▶ _Short exercise_: Print, please, exactly and only the lines between the line holding "Reproduce this chart with Chart.js." and the line holding "plutotInsecurite, plutotSecurite, enSecurite];", inclusive, omitting any pictures.

▶ _Data_:
start
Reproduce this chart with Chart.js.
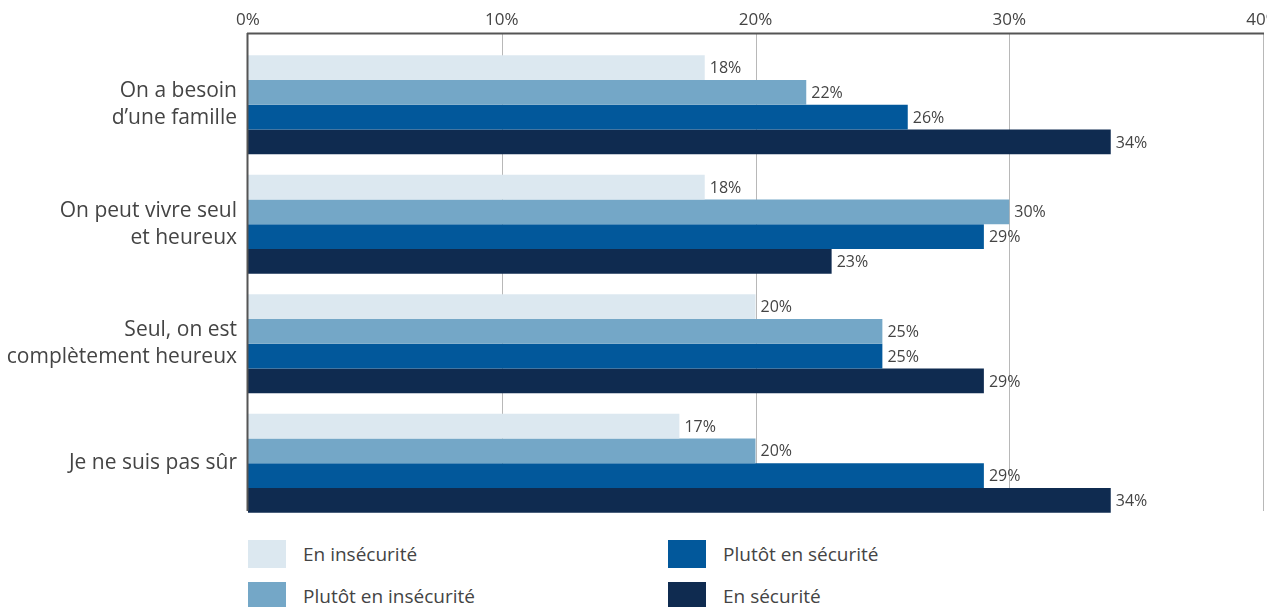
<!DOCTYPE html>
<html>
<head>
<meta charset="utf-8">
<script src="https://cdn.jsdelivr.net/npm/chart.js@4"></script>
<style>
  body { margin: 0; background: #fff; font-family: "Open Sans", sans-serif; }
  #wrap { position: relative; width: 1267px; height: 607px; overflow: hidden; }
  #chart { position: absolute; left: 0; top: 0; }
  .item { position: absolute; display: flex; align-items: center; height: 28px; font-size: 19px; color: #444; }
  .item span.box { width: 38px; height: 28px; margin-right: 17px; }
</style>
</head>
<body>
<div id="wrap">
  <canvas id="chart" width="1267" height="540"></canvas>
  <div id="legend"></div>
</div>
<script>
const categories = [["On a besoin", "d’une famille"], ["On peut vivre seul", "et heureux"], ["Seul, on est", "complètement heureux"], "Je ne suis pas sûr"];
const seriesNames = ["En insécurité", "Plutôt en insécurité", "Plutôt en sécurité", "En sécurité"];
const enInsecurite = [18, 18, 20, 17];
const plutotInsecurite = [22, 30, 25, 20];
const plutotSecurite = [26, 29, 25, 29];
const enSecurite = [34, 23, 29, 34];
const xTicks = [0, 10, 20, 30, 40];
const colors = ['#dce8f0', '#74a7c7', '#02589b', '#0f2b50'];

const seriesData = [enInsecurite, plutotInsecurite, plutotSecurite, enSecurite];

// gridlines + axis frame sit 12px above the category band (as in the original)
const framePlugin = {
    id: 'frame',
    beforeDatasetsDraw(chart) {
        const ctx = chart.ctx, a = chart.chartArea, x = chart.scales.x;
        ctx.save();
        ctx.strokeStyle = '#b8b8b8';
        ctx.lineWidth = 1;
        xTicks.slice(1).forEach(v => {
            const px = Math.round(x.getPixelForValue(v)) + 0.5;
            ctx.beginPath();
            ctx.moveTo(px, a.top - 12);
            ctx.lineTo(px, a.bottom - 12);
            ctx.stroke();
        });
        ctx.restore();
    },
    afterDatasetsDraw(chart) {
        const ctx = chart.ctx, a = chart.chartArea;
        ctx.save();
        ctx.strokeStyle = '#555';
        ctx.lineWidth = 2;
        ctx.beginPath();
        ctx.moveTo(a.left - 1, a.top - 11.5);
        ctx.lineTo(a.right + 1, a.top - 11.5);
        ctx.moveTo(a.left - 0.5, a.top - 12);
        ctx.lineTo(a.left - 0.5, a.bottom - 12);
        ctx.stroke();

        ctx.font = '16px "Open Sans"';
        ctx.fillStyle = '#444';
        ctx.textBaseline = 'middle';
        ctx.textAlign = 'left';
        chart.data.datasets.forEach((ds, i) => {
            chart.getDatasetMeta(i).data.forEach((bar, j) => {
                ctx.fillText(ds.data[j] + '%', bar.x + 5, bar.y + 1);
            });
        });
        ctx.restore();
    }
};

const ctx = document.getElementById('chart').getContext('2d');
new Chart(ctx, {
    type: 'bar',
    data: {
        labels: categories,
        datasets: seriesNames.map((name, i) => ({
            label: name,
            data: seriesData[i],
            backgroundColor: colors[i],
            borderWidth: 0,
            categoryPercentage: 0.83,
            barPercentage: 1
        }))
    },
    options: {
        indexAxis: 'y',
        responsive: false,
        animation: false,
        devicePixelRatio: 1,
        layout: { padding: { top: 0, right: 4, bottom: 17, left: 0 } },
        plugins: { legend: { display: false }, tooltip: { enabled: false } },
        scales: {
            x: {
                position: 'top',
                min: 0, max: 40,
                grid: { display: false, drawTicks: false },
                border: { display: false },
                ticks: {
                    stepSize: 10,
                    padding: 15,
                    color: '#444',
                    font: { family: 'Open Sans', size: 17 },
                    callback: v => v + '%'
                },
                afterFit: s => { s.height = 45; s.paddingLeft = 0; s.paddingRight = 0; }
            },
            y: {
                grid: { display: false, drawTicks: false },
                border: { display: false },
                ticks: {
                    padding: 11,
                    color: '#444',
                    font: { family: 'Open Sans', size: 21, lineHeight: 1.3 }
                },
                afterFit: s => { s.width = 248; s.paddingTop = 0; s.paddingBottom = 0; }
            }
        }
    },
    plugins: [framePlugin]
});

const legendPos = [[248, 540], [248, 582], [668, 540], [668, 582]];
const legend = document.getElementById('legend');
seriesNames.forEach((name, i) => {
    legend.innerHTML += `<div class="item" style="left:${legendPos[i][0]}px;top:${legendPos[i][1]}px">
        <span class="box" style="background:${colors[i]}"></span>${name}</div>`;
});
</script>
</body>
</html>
end
start
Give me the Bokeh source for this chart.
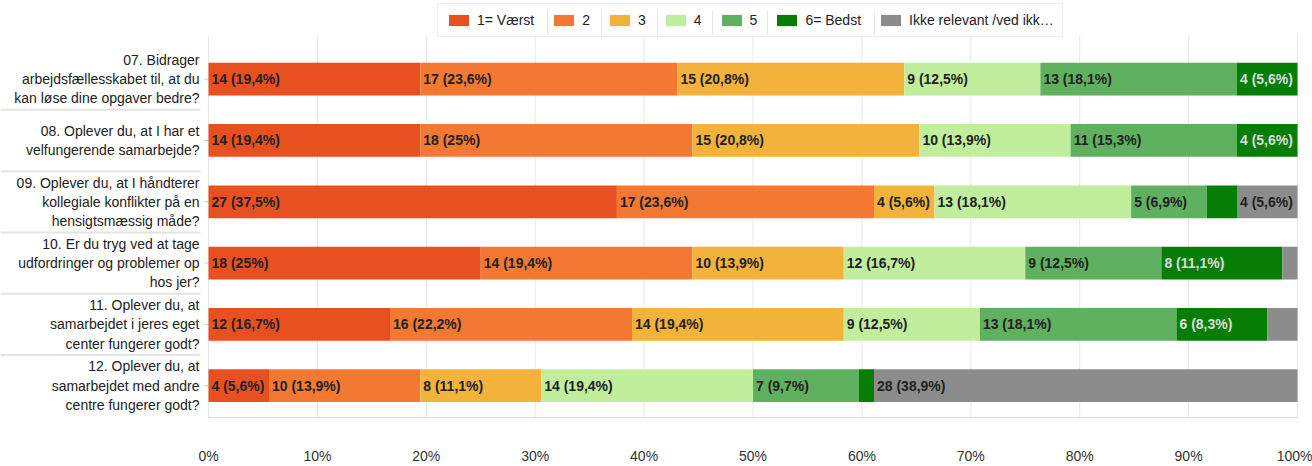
end
start
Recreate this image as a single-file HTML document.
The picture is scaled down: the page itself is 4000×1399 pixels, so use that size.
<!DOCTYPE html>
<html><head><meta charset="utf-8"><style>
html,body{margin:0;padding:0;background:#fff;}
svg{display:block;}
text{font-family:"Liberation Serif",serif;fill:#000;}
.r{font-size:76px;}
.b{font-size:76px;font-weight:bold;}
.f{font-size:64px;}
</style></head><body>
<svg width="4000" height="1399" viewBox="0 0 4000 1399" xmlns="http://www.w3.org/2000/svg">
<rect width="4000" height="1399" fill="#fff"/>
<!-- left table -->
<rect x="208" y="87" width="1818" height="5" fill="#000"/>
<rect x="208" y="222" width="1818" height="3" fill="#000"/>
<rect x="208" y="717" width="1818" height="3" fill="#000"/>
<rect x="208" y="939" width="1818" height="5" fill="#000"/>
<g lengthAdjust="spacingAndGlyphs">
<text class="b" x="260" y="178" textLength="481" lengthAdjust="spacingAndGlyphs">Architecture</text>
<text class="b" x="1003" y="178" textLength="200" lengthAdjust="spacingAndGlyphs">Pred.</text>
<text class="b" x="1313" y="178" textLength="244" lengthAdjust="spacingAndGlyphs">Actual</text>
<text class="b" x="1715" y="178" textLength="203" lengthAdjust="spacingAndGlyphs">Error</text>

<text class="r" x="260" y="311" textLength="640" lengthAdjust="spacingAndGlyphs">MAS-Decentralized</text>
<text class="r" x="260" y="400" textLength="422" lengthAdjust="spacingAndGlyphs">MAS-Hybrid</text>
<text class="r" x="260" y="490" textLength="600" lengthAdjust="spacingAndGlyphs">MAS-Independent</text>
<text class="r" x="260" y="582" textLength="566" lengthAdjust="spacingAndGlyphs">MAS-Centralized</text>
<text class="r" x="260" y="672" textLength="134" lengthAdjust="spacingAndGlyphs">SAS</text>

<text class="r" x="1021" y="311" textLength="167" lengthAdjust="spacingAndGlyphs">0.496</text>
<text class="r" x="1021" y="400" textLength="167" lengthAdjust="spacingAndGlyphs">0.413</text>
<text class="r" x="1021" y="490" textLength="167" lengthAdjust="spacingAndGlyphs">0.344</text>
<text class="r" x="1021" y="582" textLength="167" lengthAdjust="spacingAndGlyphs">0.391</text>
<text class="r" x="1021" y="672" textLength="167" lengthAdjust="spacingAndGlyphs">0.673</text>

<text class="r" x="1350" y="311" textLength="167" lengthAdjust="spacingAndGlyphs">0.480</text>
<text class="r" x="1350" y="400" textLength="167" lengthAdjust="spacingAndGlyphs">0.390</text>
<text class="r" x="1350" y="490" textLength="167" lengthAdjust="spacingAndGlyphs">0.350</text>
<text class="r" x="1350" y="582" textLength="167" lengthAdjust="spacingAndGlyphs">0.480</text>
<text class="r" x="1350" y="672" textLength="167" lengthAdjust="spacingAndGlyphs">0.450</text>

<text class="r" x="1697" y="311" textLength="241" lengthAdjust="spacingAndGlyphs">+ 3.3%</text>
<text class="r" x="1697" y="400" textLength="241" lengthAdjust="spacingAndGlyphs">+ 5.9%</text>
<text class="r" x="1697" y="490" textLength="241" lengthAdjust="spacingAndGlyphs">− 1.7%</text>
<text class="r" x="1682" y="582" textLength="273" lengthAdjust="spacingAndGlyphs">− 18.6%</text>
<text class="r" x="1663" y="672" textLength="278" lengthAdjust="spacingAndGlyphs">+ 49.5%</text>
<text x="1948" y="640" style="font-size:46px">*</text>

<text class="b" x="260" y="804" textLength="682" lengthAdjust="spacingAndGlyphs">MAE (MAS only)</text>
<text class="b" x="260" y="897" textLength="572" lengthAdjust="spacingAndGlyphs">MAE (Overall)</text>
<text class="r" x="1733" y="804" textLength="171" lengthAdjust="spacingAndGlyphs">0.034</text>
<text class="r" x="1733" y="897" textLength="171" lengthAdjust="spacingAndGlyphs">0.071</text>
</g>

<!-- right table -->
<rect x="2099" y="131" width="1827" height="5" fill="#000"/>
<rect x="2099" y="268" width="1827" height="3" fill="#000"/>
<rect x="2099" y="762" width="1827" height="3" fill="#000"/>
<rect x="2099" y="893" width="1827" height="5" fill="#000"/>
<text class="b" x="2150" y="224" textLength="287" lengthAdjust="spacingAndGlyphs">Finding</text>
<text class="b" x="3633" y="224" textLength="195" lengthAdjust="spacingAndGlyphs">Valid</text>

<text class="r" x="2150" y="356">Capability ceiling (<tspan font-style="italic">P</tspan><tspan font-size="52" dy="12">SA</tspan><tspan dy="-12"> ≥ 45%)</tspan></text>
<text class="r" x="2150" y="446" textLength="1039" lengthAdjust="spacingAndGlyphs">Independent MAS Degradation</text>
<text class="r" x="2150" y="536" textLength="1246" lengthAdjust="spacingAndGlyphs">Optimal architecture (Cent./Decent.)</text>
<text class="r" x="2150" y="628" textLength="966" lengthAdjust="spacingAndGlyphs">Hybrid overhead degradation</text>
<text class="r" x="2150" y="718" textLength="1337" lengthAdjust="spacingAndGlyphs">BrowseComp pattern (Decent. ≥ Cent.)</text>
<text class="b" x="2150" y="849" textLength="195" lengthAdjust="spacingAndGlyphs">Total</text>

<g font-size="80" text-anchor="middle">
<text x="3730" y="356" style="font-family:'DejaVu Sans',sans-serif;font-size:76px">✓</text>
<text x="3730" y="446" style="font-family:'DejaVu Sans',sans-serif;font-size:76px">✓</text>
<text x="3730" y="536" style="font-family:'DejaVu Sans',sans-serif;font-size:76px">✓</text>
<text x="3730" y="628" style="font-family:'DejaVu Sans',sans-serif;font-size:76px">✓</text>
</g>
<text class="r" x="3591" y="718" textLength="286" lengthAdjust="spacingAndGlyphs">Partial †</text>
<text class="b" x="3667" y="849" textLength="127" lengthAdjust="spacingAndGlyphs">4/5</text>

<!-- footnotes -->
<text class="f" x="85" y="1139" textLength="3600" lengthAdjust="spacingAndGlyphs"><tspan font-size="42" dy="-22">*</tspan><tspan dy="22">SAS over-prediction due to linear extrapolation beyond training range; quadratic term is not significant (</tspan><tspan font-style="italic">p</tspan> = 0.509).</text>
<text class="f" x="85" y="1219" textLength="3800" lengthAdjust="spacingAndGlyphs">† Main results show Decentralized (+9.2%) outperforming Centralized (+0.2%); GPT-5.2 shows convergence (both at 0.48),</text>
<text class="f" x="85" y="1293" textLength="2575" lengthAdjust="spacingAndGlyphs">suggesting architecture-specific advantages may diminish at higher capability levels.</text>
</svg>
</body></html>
end
▶ _Exercise result_:
Reproduce this chart with Chart.js.
<!DOCTYPE html>
<html>
<head>
<meta charset="utf-8">
<script src="https://cdn.jsdelivr.net/npm/chart.js@4"></script>
<style>
  body { margin: 0; background: #fff; font-family: "Open Sans", sans-serif; }
  #wrap { position: relative; width: 1267px; height: 607px; overflow: hidden; }
  #chart { position: absolute; left: 0; top: 0; }
  .item { position: absolute; display: flex; align-items: center; height: 28px; font-size: 19px; color: #444; }
  .item span.box { width: 38px; height: 28px; margin-right: 17px; }
</style>
</head>
<body>
<div id="wrap">
  <canvas id="chart" width="1267" height="540"></canvas>
  <div id="legend"></div>
</div>
<script>
const categories = [["On a besoin", "d’une famille"], ["On peut vivre seul", "et heureux"], ["Seul, on est", "complètement heureux"], "Je ne suis pas sûr"];
const seriesNames = ["En insécurité", "Plutôt en insécurité", "Plutôt en sécurité", "En sécurité"];
const enInsecurite = [18, 18, 20, 17];
const plutotInsecurite = [22, 30, 25, 20];
const plutotSecurite = [26, 29, 25, 29];
const enSecurite = [34, 23, 29, 34];
const xTicks = [0, 10, 20, 30, 40];
const colors = ['#dce8f0', '#74a7c7', '#02589b', '#0f2b50'];

const seriesData = [enInsecurite, plutotInsecurite, plutotSecurite, enSecurite];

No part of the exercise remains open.